Governor Walker and the state legislature seem content avoiding the need to address some of Wisconsin’s biggest problems and instead fixing things that aren’t broken. The unbroken problem the legislature is focused on this week is Wisconsin’s nuclear moratorium. This requirement says that before a nuclear plant can be built, a utility must prove:
- “A federally-licensed facility … with adequate capacity to dispose of high-level nuclear waste from all nuclear power plants operating in this state will be available, as necessary, for disposal of the waste;” and
- “the proposed nuclear plant, in comparison with feasible alternatives, is economically advantageous to ratepayers” in terms of fuel supply, costs for construction, operation, decommissioning, nuclear waste disposal, and any other economic factor.
Even though these commonsense conditions simply protect bill payers and future generations from waste, the legislature has proposed eliminating this law. Removing these protections puts all Wisconsinites at serious risk.

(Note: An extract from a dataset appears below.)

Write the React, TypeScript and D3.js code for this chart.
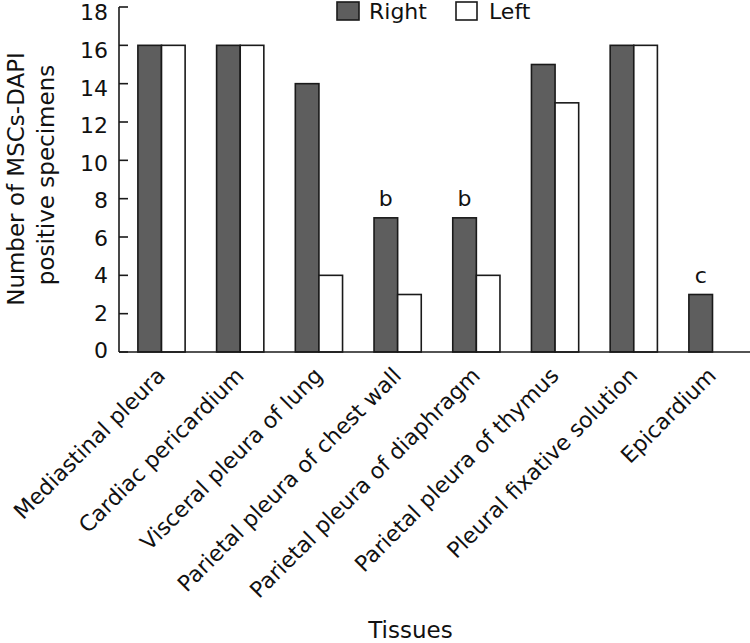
import React from 'react';
import * as d3 from 'd3';

const categories = [
  'Mediastinal pleura',
  'Cardiac pericardium',
  'Visceral pleura of lung',
  'Parietal pleura of chest wall',
  'Parietal pleura of diaphragm',
  'Parietal pleura of thymus',
  'Pleural fixative solution',
  'Epicardium',
];
const seriesNames = ['Right', 'Left'];
const rightValues = [16, 16, 14, 7, 7, 15, 16, 3];
const leftValues = [16, 16, 4, 3, 4, 13, 16, 0];
const annotations = ['', '', '', 'b', 'b', '', '', 'c'];
const yTicks = [0, 2, 4, 6, 8, 10, 12, 14, 16, 18];
const yLabelLines = ['Number of MSCs-DAPI', 'positive specimens'];
const xTitle = 'Tissues';

export default function App() {
  const W = 750;
  const H = 643;
  const font = "'DejaVu Sans', Verdana, sans-serif";
  const axisX = 119;
  const axisY = 352;
  const yTop = 7;
  const dark = '#5e5e5e';
  const stroke = '#1a1a1a';
  const textColor = '#111';

  const y = d3.scaleLinear().domain([0, 18]).range([axisY, yTop]);
  // tick labels sit on a slightly tighter scale than the ticks in the reference
  const yLab = d3.scaleLinear().domain([0, 18]).range([350.5, 12.5]);
  const x = d3
    .scaleBand<string>()
    .domain(categories)
    .range([axisX, 755])
    .paddingInner(0.4)
    .paddingOuter(0.24);
  const xs = d3.scaleBand<string>().domain(seriesNames).range([0, x.bandwidth()]);

  const series = [
    { name: 'Right', values: rightValues, fill: dark },
    { name: 'Left', values: leftValues, fill: '#ffffff' },
  ];

  return (
    <svg
      width={W}
      height={H}
      style={{ position: 'absolute', left: 0, top: 0, background: '#fff' }}
      fontFamily={font}
    >
      <rect x={0} y={0} width={W} height={H} fill="#fff" />
      {/* bars */}
      {series.map((s) =>
        categories.map((c, i) => {
          const v = s.values[i];
          if (v <= 0) return null;
          const bx = (x(c) as number) + (xs(s.name) as number);
          return (
            <rect
              key={s.name + c}
              x={bx}
              y={y(v)}
              width={xs.bandwidth()}
              height={axisY - y(v)}
              fill={s.fill}
              stroke={stroke}
              strokeWidth={1.6}
            />
          );
        })
      )}
      {/* annotations */}
      {categories.map((c, i) =>
        annotations[i] ? (
          <text
            key={'an' + c}
            x={(x(c) as number) + (xs('Right') as number) + xs.bandwidth() / 2}
            y={y(rightValues[i]) - 12}
            textAnchor="middle"
            fontSize={22}
            fill={textColor}
          >
            {annotations[i]}
          </text>
        ) : null
      )}
      {/* axes */}
      <line x1={axisX} x2={W} y1={axisY} y2={axisY} stroke={stroke} strokeWidth={1.6} />
      <line x1={axisX} x2={axisX} y1={yTop} y2={axisY} stroke={stroke} strokeWidth={1.6} />
      {yTicks.map((t) => (
        <g key={'yt' + t}>
          <line x1={axisX} x2={axisX + 9} y1={y(t)} y2={y(t)} stroke={stroke} strokeWidth={1.6} />
          <text x={108} y={yLab(t)} textAnchor="end" dy="0.36em" fontSize={22} fill={textColor}>
            {t}
          </text>
        </g>
      ))}
      {/* x tick labels */}
      {categories.map((c) => (
        <text
          key={'xl' + c}
          transform={`translate(${(x(c) as number) + x.bandwidth() / 2 + 5},377) rotate(-45)`}
          textAnchor="end"
          fontSize={22}
          fill={textColor}
        >
          {c}
        </text>
      ))}
      {/* y label */}
      <text transform="translate(24,179) rotate(-90)" textAnchor="middle" fontSize={23} fill={textColor}>
        {yLabelLines[0]}
      </text>
      <text transform="translate(54,175) rotate(-90)" textAnchor="middle" fontSize={23} fill={textColor}>
        {yLabelLines[1]}
      </text>
      {/* x title */}
      <text x={410.5} y={638} textAnchor="middle" fontSize={23} fill={textColor}>
        {xTitle}
      </text>
      {/* legend */}
      <rect x={337} y={2} width={22} height={18} fill={dark} stroke={stroke} strokeWidth={1.6} />
      <text x={369} y={18.5} fontSize={22} fill={textColor}>
        {seriesNames[0]}
      </text>
      <rect x={456} y={2} width={21} height={18} fill="#fff" stroke={stroke} strokeWidth={1.6} />
      <text x={489} y={18.5} fontSize={22} fill={textColor}>
        {seriesNames[1]}
      </text>
    </svg>
  );
}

Nuclear energy is an accident waiting to happen. Nuclear energy is vulnerable to natural disasters, terrorism, and human error that can lead to meltdowns and severe radiation leaks, as shown by the tsunami and earthquake in Fukushima, Japan, at Three Mile Island in 1979, at Chernobyl in 1986, and near disasters that occurred when Missouri River floods threatened two nuclear reactors in Nebraska and when the Las Conchas wildfire threatened the Los Alamos Nuclear Research Laboratoray in New Mexico.
It hasn’t even been five years since the Fukishima accident in March of 2011. After a tsunami, flooding ruined the cooling process for the reactors and led to them melting. The accident resulted in large releases of radiation into the Pacific Ocean, the contamination of crops and drinking water, and the evacuation of the local community, including 100,000 people. This September was the first time one of the evacuation limits was lifted. The federal government estimates that a major accident at just one of Wisconsin’s reactors could cost over $40 billion in property damage alone. There is no safe level of radiation. Exposure, caused by an accident or small leaks, can increase the risk of thyroid and other cancers, it may take decades to appear.
Even if nothing goes wrong, new nuclear plants do not make any sense for Wisconsin.
The economics just don’t add up. The estimated cost for building a nuclear reactor is over $10 billion. That’s after the $140 billion the nuclear industry has received in subsidies in the last fifty years. Forcing us to foot the bill for a multi-billion dollar project is irresponsible and unfair. Even the CEO of General Electric said, "If you were a utility CEO and looked at your world today, you would just do gas and wind…You would never do nuclear. The economics are overwhelming.”
Wisconsin already has some of the highest electricity rates in the Midwest. A new nuclear proposal could make our rates skyrocket even further. In other states with new nuclear plants, not only did rates catapult, but some saw their rates increase before the construction even began on new nuclear plants.
Of course, the concern that can’t be overlooked is the radioactive waste created by nuclear energy. This dangerous waste will be around for hundreds of thousands of years. With no federal nuclear waste dumps, the nuclear waste of any new plant would continue to pile up on the shore of our important waterways.
Regardless, adding nuclear plants is not even a conversation we should or need to be having. We have better, more realistic options. Wind, solar, and energy efficiency are much cheaper than nuclear and do not come with the incredible drawbacks. There is no concern of a ‘solar spill’ that could result in the evacuation of communities. Instead, we’d have more energy, fewer emissions, and more family-supporting jobs. This 20th Century form of energy will not be the future in Wisconsin. It is illogical to be having this discussion now, when we have better alternatives that our neighboring states have already embraced and we have to steadily catch up to. It’d be like talking about removing the ban on using lead-based paints.
The reality is we needed to have begun reducing our carbon emissions yesterday. We don’t have time to wait for a nuclear plant to be constructed—a process that would take a decade at least—a decade that we could have spent immediately reducing our carbon emissions by installing energy efficiency upgrades and clean energy.
The irony, of course, is that this comes as the same utilities that support this bill have proposed increasing the mandatory fees for electricity customers—shifting more of the burden on to fixed-income seniors and low-income customers. The utilities (erroneously) blame the need for these increases on customers that have invested in energy efficiency and solar panels. It’s unreasonable to suggest this problem while opening the door for the most expensive form of energy.